Germany's Nuclear Dilemma and the Future of NATO

Germany's foriegn minister hopes to rid his country of nuclear weapons and possibly add to the debate of the future of NATO (Photograph: Thomas Lohnes/AFP/Getty Images)

Germany's foreign minister hopes to rid his country of nuclear weapons and possibly add to the debate of the future of NATO (Photograph: Thomas Lohnes/AFP/Getty Images)

In 2009 the need for tactical nuclear weapons in Europe is dwindling. According to Prof. Joachim Krause of the Institute for Security Policy at Christian Albrecht University, the 480 warheads currently located in Belgium, the Netherlands, Italy, Germany and Turkey, are primarily short-range tactical weapons and their range is too limited to reach targets in the Middle East or further. It is within this context that Germany’s new foreign minister and leader of the Free Democrats, Guido Westerwelle, has made it his top priority to rid Germany of its remaining US nuclear arsenal.
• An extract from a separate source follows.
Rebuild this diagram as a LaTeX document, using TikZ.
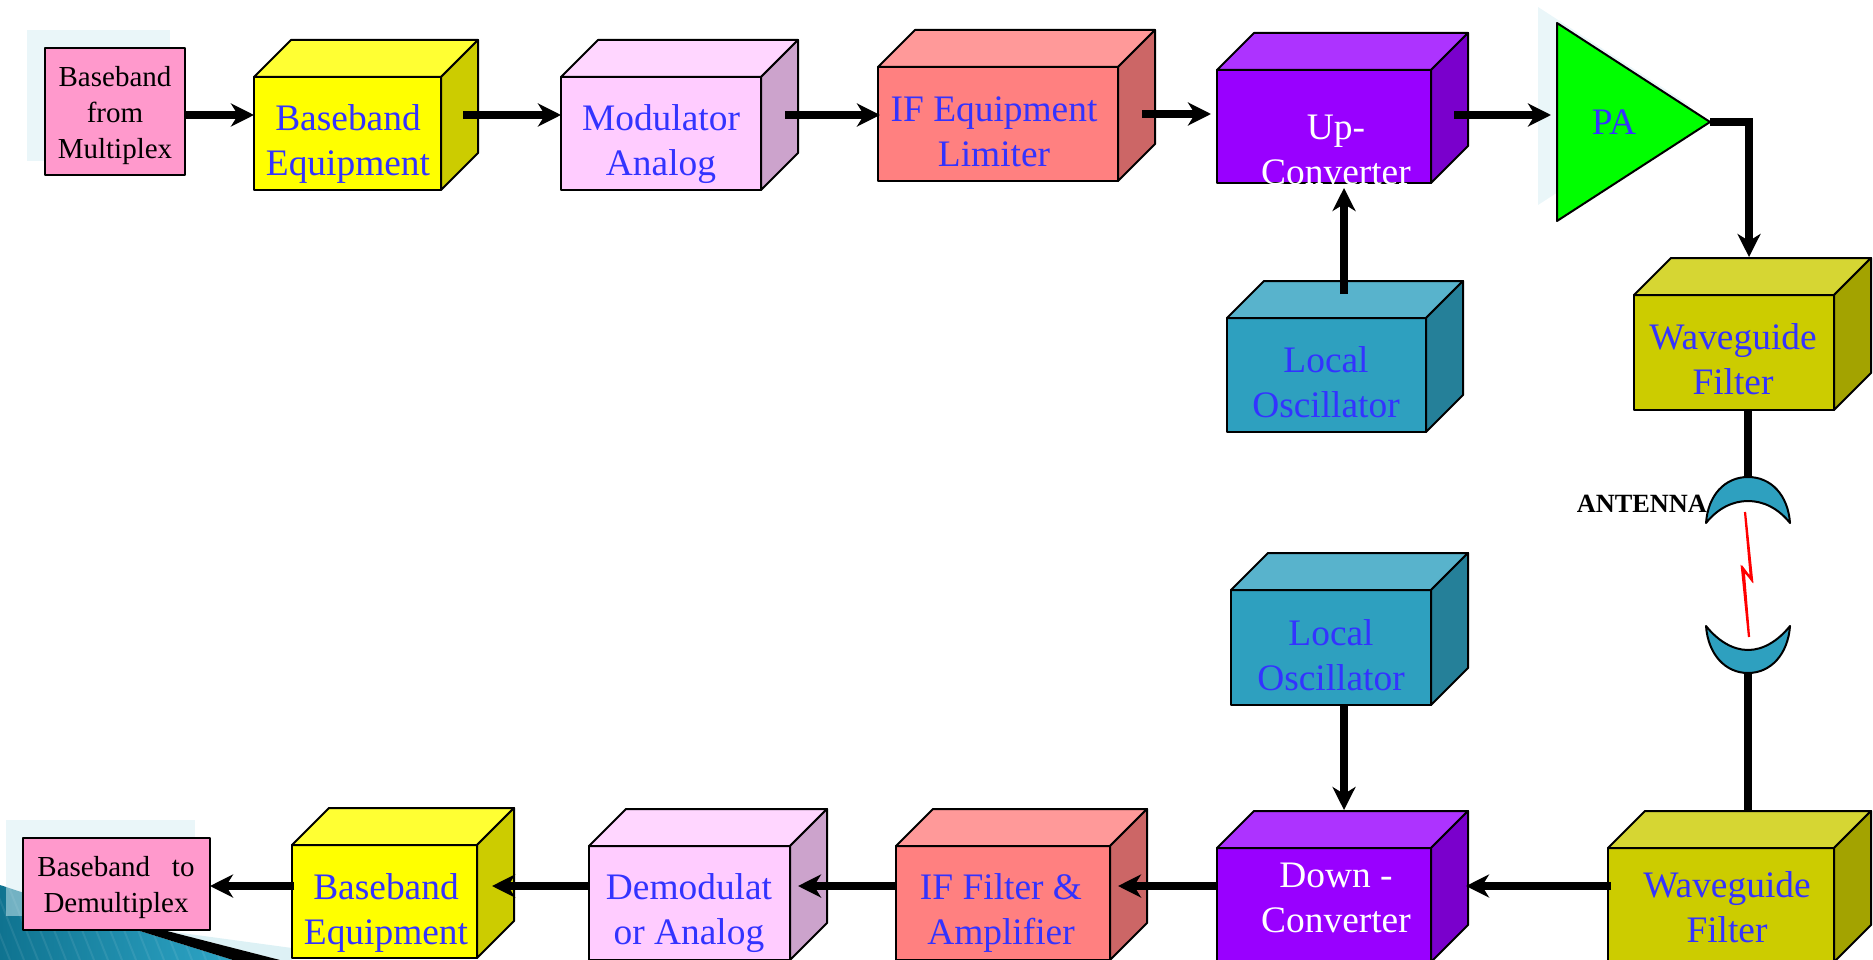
\documentclass[tikz,border=0pt]{standalone}
\usepackage{fontspec}
\setmainfont{Liberation Serif}
\usetikzlibrary{arrows.meta}

\definecolor{paleback}{HTML}{D5EEF3}
\definecolor{darkcorner}{HTML}{0F7390}
\definecolor{lightcorner}{HTML}{2EA5C6}
\definecolor{pinkbox}{HTML}{FF99CC}
\definecolor{bluetext}{HTML}{3333FF}
\definecolor{yellowbox}{HTML}{FFFF00}
\definecolor{yellowboxtop}{HTML}{FFFF33}
\definecolor{yellowboxside}{HTML}{CCCC00}
\definecolor{lilacbox}{HTML}{FFCCFF}
\definecolor{lilacboxtop}{HTML}{FFD6FF}
\definecolor{lilacboxside}{HTML}{CCA3CC}
\definecolor{redbox}{HTML}{FF8080}
\definecolor{redboxtop}{HTML}{FF9999}
\definecolor{redboxside}{HTML}{CC6666}
\definecolor{purplebox}{HTML}{9900FF}
\definecolor{purpleboxtop}{HTML}{AD33FF}
\definecolor{purpleboxside}{HTML}{7A00CC}
\definecolor{tealbox}{HTML}{2EA0BF}
\definecolor{tealboxtop}{HTML}{58B3CC}
\definecolor{tealboxside}{HTML}{258099}
\definecolor{olivebox}{HTML}{CCCC00}
\definecolor{oliveboxtop}{HTML}{D6D633}
\definecolor{oliveboxside}{HTML}{A3A300}

\tikzset{
  face/.style={draw, line width=2pt, line join=round},
  front/.style={face, anchor=north west, outer sep=0pt, inner sep=0pt},
  label/.style={align=center, text=bluetext, font=\fontsize{37.4}{45}\selectfont},
  whitelabel/.style={label, text=white},
  small/.style={align=center, font=\fontsize{29}{36}\selectfont},
  flow/.style={line width=8pt, ->},
}

% name, x, y, width, height, colour
\newcommand{\solidbox}[6]{
  \node(#1)[front, fill=#6, minimum width=#4pt, minimum height=#5pt] at (#2,#3) {};
  \draw[face, fill=#6top] (#1.north west) -- ++(37,-37) -- ++(#4,0) -- (#1.north east) -- cycle;
  \draw[face, fill=#6side] (#1.north east) -- ++(37,-37) -- ++(0,#5) -- (#1.south east) -- cycle;
}

\begin{document}
\begin{tikzpicture}[x=1pt,y=-1pt,>={Stealth[length=23pt,width=23pt,inset=7pt]}]
\useasboundingbox (0,0) rectangle (1873,960);
\clip (0,0) rectangle (1873,960);

% corner of the slide
\fill[paleback!80] (167,931) -- (292,948) -- (292,960) -- (280,960) -- cycle;
\begin{scope}
\clip (0,885) -- (140,931) -- (233,960) -- (0,960) -- cycle;
\shade[left color=darkcorner, right color=lightcorner] (0,885) rectangle (233,960);
\foreach \x in {-20,-6,...,220}
  \draw[white, opacity=.08, line width=2pt] (\x,885) -- ++(30,75);
\end{scope}
\fill[black] (140,931) -- (167,931) -- (280,960) -- (233,960) -- cycle;
\fill[paleback, opacity=.5] (27,30) rectangle (170,161);
\fill[paleback, opacity=.5] (6,820) rectangle (195,916);
\fill[paleback, opacity=.5] (1538,7) -- (1691,106) -- (1538,205) -- cycle;

% top row
\node(bbfrom)[front, fill=pinkbox, minimum width=140pt, minimum height=127pt] at (45,48) {};
\solidbox{bbtx}{254}{77}{187}{113}{yellowbox}
\solidbox{modtx}{561}{77}{200}{113}{lilacbox}
\solidbox{iftx}{878}{67}{240}{114}{redbox}
\solidbox{up}{1217}{70}{214}{113}{purplebox}
\solidbox{lotx}{1227}{318}{199}{114}{tealbox}
\draw[face, fill=green] (1557,23) -- (1710,122) -- (1557,221) -- cycle;
\coordinate (patip) at (1710,122);
\solidbox{wgtx}{1634}{295}{200}{115}{olivebox}

% bottom row
\solidbox{lorx}{1231}{590}{200}{115}{tealbox}
\solidbox{wgrx}{1608}{848}{226}{114}{olivebox}
\solidbox{down}{1217}{848}{214}{114}{purplebox}
\solidbox{ifrx}{896}{846}{214}{114}{redbox}
\solidbox{demod}{589}{846}{201}{114}{lilacbox}
\solidbox{bbrx}{292}{845}{185}{113}{yellowbox}
\node(bbto)[front, fill=pinkbox, minimum width=187pt, minimum height=92pt] at (23,838) {};

% antenna
\coordinate (anttx) at (1747.5,478);
\coordinate (antrx) at (1747.5,672);
\draw[line width=8pt] (wgtx.south -| anttx) -- (anttx);
\draw[line width=8pt] (antrx) -- (1747.5,811);
\draw[face, fill=tealbox] (1706,523) .. controls (1708,495) and (1725,477) .. (1748,477) .. controls (1771,477) and (1788,495) .. (1790,523) .. controls (1778,508) and (1763,501) .. (1748,501) .. controls (1733,501) and (1718,508) .. (1706,523) -- cycle;
\draw[face, fill=tealbox] (1706,626) .. controls (1708,654) and (1725,673) .. (1748,673) .. controls (1771,673) and (1788,654) .. (1790,626) .. controls (1778,641) and (1763,650) .. (1748,650) .. controls (1733,650) and (1718,641) .. (1706,626) -- cycle;
\draw[red, line width=2.2pt, fill=yellow] (1745,512) -- (1752,580) -- (1742,568) -- (1749,637) -- (1743.5,569) -- (1751,579) -- cycle;
\node(ant)[anchor=east, inner sep=0pt, font=\fontsize{26.3}{30}\selectfont\bfseries] at (1707,504) {ANTENNA};

% connectors
\draw[flow] (bbfrom.east |- 0,115) -- (bbtx.west |- 0,115);
\draw[flow] (463,115) -- (modtx.west |- 0,115);
\draw[flow] (785,115) -- (880,115);
\draw[flow] (1142,114) -- (1211,114);
\draw[flow] (1454,115) -- (1551,115);
\draw[line width=8pt, ->] (patip) -| (1749,257);
\draw[flow] (1344,294) -- (1344,188);
\draw[flow] (lorx.south -| 1344,0) -- (1344,810);
\draw[flow] (wgrx.west |- 0,886) ++(3,0) -- (1466,886);
\draw[flow] (down.west |- 0,886) -- (1118,886);
\draw[flow] (ifrx.west |- 0,886) -- (798,886);
\draw[flow] (demod.west |- 0,886) -- (492,886);
\draw[flow] (bbrx.west |- 0,886) ++(2,0) -- (bbto.east |- 0,886);

% texts
\node(bbfromtext)[small] at (115,115.5) {Baseband\\from\\Multiplex};
\node(bbtotext)[small] at (116,888) {Baseband\hspace{.75em}to\\Demultiplex};
\node(bbtxtext)[label] at (348,144.5) {Baseband\\Equipment};
\node(modtxtext)[label] at (661,144.5) {Modulator\\Analog};
\node(iftxtext)[label] at (994,132) {IF Equipment\\Limiter};
\node(uptext)[whitelabel] at (1336,150) {Up-\\Converter};
\node(patext)[label] at (1614,122) {PA};
\node(lotxtext)[label] at (1326,382.5) {Local\\Oscillator};
\node(wgtxtext)[label] at (1733,359.5) {Waveguide\\Filter};
\node(lorxtext)[label] at (1331,655) {Local\\Oscillator};
\node(wgrxtext)[label] at (1727,907) {Waveguide\\Filter};
\node(downtext)[whitelabel] at (1336,898) {Down -\\Converter};
\node(ifrxtext)[label] at (1001,913) {IF Filter \&\\Amplifier};
\node(demodtext)[label] at (689,913) {Demodulat\\or Analog};
\node(bbrxtext)[label] at (386,913) {Baseband\\Equipment};
\end{tikzpicture}
\end{document}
He is visiting the U.S. in November, following Chancellor Angela Merkel’s visit and it is thought that he would use this opportunity to ask the Obama administration to remove the weapons from Germany. To read the full article, click here or continue reading about the article below.

This move comes amidst a growing debate as to the merits of the presence of nuclear weapons in Europe. As mentioned above, those who oppose their presence point to the uselessness of these weapons. However, there are many who see the presence of these weapons as having more just a strict military purpose. France and Britain who are Western Europe’s two nuclear powers see the removal of US weapons as a threat against their own nuclear stockpiles. The other reason for supporters of the US nuclear presence is its effect on the NATO alliance itself. Solidarity within the alliance is fragile on account of the war in Afghanistan. One NATO official, on condition of anonymity, was quoted saying that if the US removed its nuclear weapons from Europe there would be nothing left to hold the alliance together. This is seen as a highly sensitive issue.

Hans Kristensen, Director of the Nuclear Information Project at the Federation of American Scientists in Washington, explains that there is a bureaucratic resistance to change and a NATO mentality that is still married to the Cold War line of thinking. The alliance also simply does not know what to do about the future of nuclear weapons in its arsenal. These questions are at the heart of the discussion of the future of the alliance itself. Kristensen argues that if Mr. Westerwelle wishes to rid Germany of nuclear weapons how he goes about it will have an effect on the debate of the future of NATO. He also has the option is being discrete and avoiding the debate all together, but if Germany wishes to make this a public issue then it will have to provide some answers to the future of the alliance.